Buffalo & Erie County Public Library Staff Review
The Little Stranger by Sarah Waters is a gripping combination of
spooky ghost story, psychological drama, and social observation.
Waters spends the first hundred or so pages building up layers
of detail concerning social class and post-war decay in rural Warwickshire,
England. The real story begins
when the book’s narrator, Dr. Faraday, a country General Practitioner, is
called to Hundreds Hall, the gloomy, dilapidated home of the widow Ayres and
her two children, Roderick and Caroline.
There he treats a young serving girl, diagnosing her vague stomach
ailments as mere homesickness, and dismissing her sentiments of
something-not-quite-right at Hundreds Hall.

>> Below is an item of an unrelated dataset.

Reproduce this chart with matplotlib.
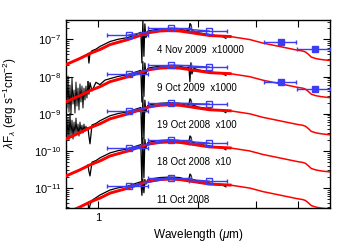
import numpy as np
import matplotlib
matplotlib.use('Agg')
import matplotlib.pyplot as plt
from matplotlib.ticker import LogLocator, NullFormatter, FixedLocator, FixedFormatter

plt.rcParams['font.family'] = ['Liberation Sans', 'DejaVu Sans']
plt.rcParams['mathtext.fontset'] = 'custom'
plt.rcParams['mathtext.rm'] = 'Liberation Sans'
plt.rcParams['mathtext.it'] = 'Liberation Sans:italic'
plt.rcParams['mathtext.bf'] = 'Liberation Sans:bold'

nan = np.nan

# ---------------- data ----------------
epochs = ['4 Nov 2009', '9 Oct 2009', '19 Oct 2008', '18 Oct 2008', '11 Oct 2008']
multipliers = [10000, 1000, 100, 10, 1]
mult_labels = ['x10000', 'x1000', 'x100', 'x10', '']

# model spectrum (log10 lambda F_lambda, unscaled)
model_wave = [0.800, 0.880, 0.944, 1.013, 1.086, 1.231, 1.365, 1.432, 1.535, 1.650,
              1.763, 1.891, 2.024, 2.169, 2.500, 2.864, 3.135, 3.530, 3.970, 4.140,
              4.220, 4.310, 4.390, 4.530, 4.710, 5.000]
model_logf = [-11.675, -11.513, -11.378, -11.270, -11.136, -11.001, -10.866, -10.812, -10.772, -10.758,
              -10.772, -10.812, -10.853, -10.893, -10.920, -11.001, -11.095, -11.190, -11.284, -11.311,
              -11.338, -11.405, -11.473, -11.513, -11.540, -11.567]

# noisy far-red part of two observed spectra (log10, unscaled)
noise_wave = [0.8000, 0.8056, 0.8112, 0.8168, 0.8225, 0.8282, 0.8340, 0.8398, 0.8456, 0.8515,
              0.8574, 0.8634, 0.8694, 0.8754, 0.8815, 0.8876, 0.8938, 0.9000, 0.9063, 0.9126,
              0.9189, 0.9253]
noise_9oct09 = [-11.092, -11.846, -10.984, -11.954, -11.226, -12.035, -11.038, -11.739, -11.361, -11.981,
                -11.146, -11.792, -11.307, -11.900, -11.199, -11.685, -11.253, -11.846, -11.307, -11.631,
                -11.253, -11.577]
noise_19oct08 = [-11.035, -11.655, -11.116, -11.709, -10.981, -11.601, -11.170, -11.682, -11.224, -11.574,
                 -11.116, -11.547, -11.278, -11.601, -11.224, -11.493, -11.305, -11.520, -11.278, -11.466,
                 -11.332, -11.439]
noises = [None, noise_9oct09, noise_19oct08, None, None]

# observed near-IR spectra (log10 lambda F_lambda, unscaled)
spec_wave = [0.932, 0.938, 0.945, 0.958, 0.985, 1.012, 1.048, 1.085, 1.147, 1.229,
             1.299, 1.345, 1.355, 1.364, 1.374, 1.383, 1.393, 1.412, 1.452, 1.535,
             1.646, 1.764, 1.839, 1.878, 1.891, 1.904, 1.917, 1.944, 1.999, 2.084,
             2.172, 2.264, 2.360, 2.428]

spec_4nov09 = [-11.378, -11.635, -11.378, -11.303, -11.260, -11.189, -11.122, -11.055, -10.995, -10.947,
               -10.874, -10.804, -11.629, -10.489, -11.451, -10.580, -10.950, -10.774, -10.750, -10.718,
               -10.704, -10.718, -10.769, -10.753, -10.569, -10.599, -10.766, -10.774, -10.818, -10.842,
               -10.866, -10.901, -10.909, -10.969]
spec_9oct09 = [-11.135, -11.473, -11.162, -11.384, -11.152, -11.216, -11.095, -11.055, -10.995, -10.947,
               -10.874, -10.831, -11.683, -10.596, -11.532, -10.634, -10.923, -10.774, -10.750, -10.718,
               -10.704, -10.718, -10.769, -10.753, -11.135, -10.626, -10.928, -10.774, -10.818, -10.842,
               -10.866, -10.901, -10.909, -10.969]
spec_19oct08 = [-11.378, -11.608, -11.809, -11.303, -11.260, -11.189, -11.122, -11.055, -10.995, -10.947,
                -10.874, -10.831, -11.817, -10.543, -11.667, -10.634, -10.950, -10.774, -10.750, -10.718,
                -10.704, -10.718, -10.769, -10.753, -10.596, -10.626, -10.766, -10.774, -10.818, -10.842,
                -10.866, -10.901, -10.909, -10.969]
spec_18oct08 = [-11.378, -11.554, -11.674, -11.303, -11.260, -11.189, -11.122, -11.055, -10.995, -10.947,
                -10.874, -10.831, -11.898, -10.650, -11.720, -10.688, -10.923, -10.774, -10.750, -10.718,
                -10.704, -10.718, -10.769, -10.753, -10.596, -10.626, -10.766, -10.774, -10.818, -10.842,
                -10.866, -10.901, -10.909, -10.969]
spec_11oct08 = [-11.405, -11.608, -11.459, -11.330, -11.260, -11.189, -11.122, -11.055, -10.995, -10.947,
                -10.874, -10.831, -11.197, -10.758, -11.128, -10.769, -10.896, -10.774, -10.750, -10.718,
                -10.704, -10.718, -10.769, -10.753, -10.623, -10.653, -10.766, -10.774, -10.818, -10.842,
                -10.866, -10.901, -10.909, -10.969]
spectra = [spec_4nov09, spec_9oct09, spec_19oct08, spec_18oct08, spec_11oct08]

# photometry (log10, unscaled)
jhk_wave = [1.235, 1.66, 2.16]
jhk_xerr = [0.175, 0.25, 0.28]
jhk_logf = [[-10.879, -10.690, -10.771],
            [-10.930, -10.687, -10.741],
            [-10.927, -10.712, -10.739],
            [-10.925, -10.709, -10.790],
            [-10.949, -10.733, -10.814]]
irac_wave = [3.55, 4.49]
irac_xerr = [0.39, 0.50]
irac_logf = [[-11.067, -11.256],
             [-11.146, -11.334],
             None, None, None]

# ---------------- plot ----------------
fig = plt.figure(figsize=(3.5, 2.5), dpi=100)
ax = fig.add_axes([66/350, 1-208/250, 264/350, 188/250])

blue = '#3c3cf0'
mw = np.array(model_wave)
ml = np.array(model_logf)
sw = np.array(spec_wave)
thick = mw <= 2.5

for i in range(len(epochs)):
    m = multipliers[i]
    if noises[i] is not None:
        ax.plot(noise_wave + [spec_wave[0]], 10**np.array(noises[i] + [spectra[i][0]]) * m,
                color='black', lw=0.7, zorder=2)
    sf = 10**np.array(spectra[i]) * m
    ax.plot(sw, sf, color='black', lw=0.9, zorder=2)
    mf = 10**ml * m
    ax.plot(mw, mf, color='red', lw=1.1, zorder=3)
    ax.plot(mw[thick], mf[thick], color='red', lw=2.1, zorder=3)
    jf = 10**np.array(jhk_logf[i]) * m
    ax.errorbar(jhk_wave, jf, xerr=jhk_xerr, color=blue, lw=1.0, marker='s', ms=4,
                mfc='none', mec=blue, mew=1.0, capsize=1.5, zorder=5)
    if irac_logf[i] is not None:
        irf = 10**np.array(irac_logf[i]) * m
        ax.errorbar(irac_wave, irf, xerr=irac_xerr, color=blue, lw=1.0, marker='s', ms=5,
                    mfc=blue, mec=blue, ls='none', capsize=1.5, zorder=5)

ax.set_xscale('log')
ax.set_yscale('log')
ax.set_xlim(0.8, 5.0)
ax.set_ylim(2.9e-12, 3.35e-7)

ax.xaxis.set_major_locator(FixedLocator([1, 2, 3, 4]))
ax.xaxis.set_major_formatter(FixedFormatter(['1', '', '', '']))
ax.xaxis.set_minor_locator(FixedLocator([]))
ax.xaxis.set_minor_formatter(NullFormatter())
ax.yaxis.set_major_locator(LogLocator(base=10, numticks=20))
ax.yaxis.set_minor_locator(LogLocator(base=10, subs=np.arange(2, 10), numticks=20))
ax.yaxis.set_minor_formatter(NullFormatter())

ax.tick_params(which='both', direction='in', top=True, right=True, labelsize=8)
ax.tick_params(which='major', length=5, width=0.8)
ax.tick_params(which='minor', length=2.5, width=0.6)
for s in ax.spines.values():
    s.set_linewidth(1.0)

ax.set_xlabel(r'Wavelength ($\mu$m)', fontsize=8.5, labelpad=3)
ax.set_ylabel(r'$\lambda$F$_\lambda$ (erg s$^{-1}$cm$^{-2}$)', fontsize=8.5)
ax.yaxis.set_label_coords(-0.178, 0.556)

label_y = [0.840, 0.638, 0.441, 0.245, 0.043]
for i in range(len(epochs)):
    txt = epochs[i] + ('  ' + mult_labels[i] if mult_labels[i] else '')
    ax.text(0.345, label_y[i], txt, transform=ax.transAxes, fontsize=7,
            ha='left', va='center', zorder=6)

fig.savefig('out.png', dpi=100)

Events move forward beginning with a social gathering in the salon
room that ends in tragedy, as Gyp, Caroline’s mild-mannered dog, is driven to
attack a young child. Burn marks
rise in the ancient plaster, writing appears on formerly pristine walls,
Roderick’s room bursts into flames, and characters descend into madness and
suicide. Everyone, except Faraday,
believes that Hundreds Hall is haunted, and that the ghost is not a friendly
one.
In The Little Stranger, Sarah Waters has given us an intelligent
ghost story with echoes of Henry James and Edgar Allen Poe. The writing is
subtle, the novel builds steadily, and the reader is drawn into this ominous
and atmospheric tale by a master storyteller.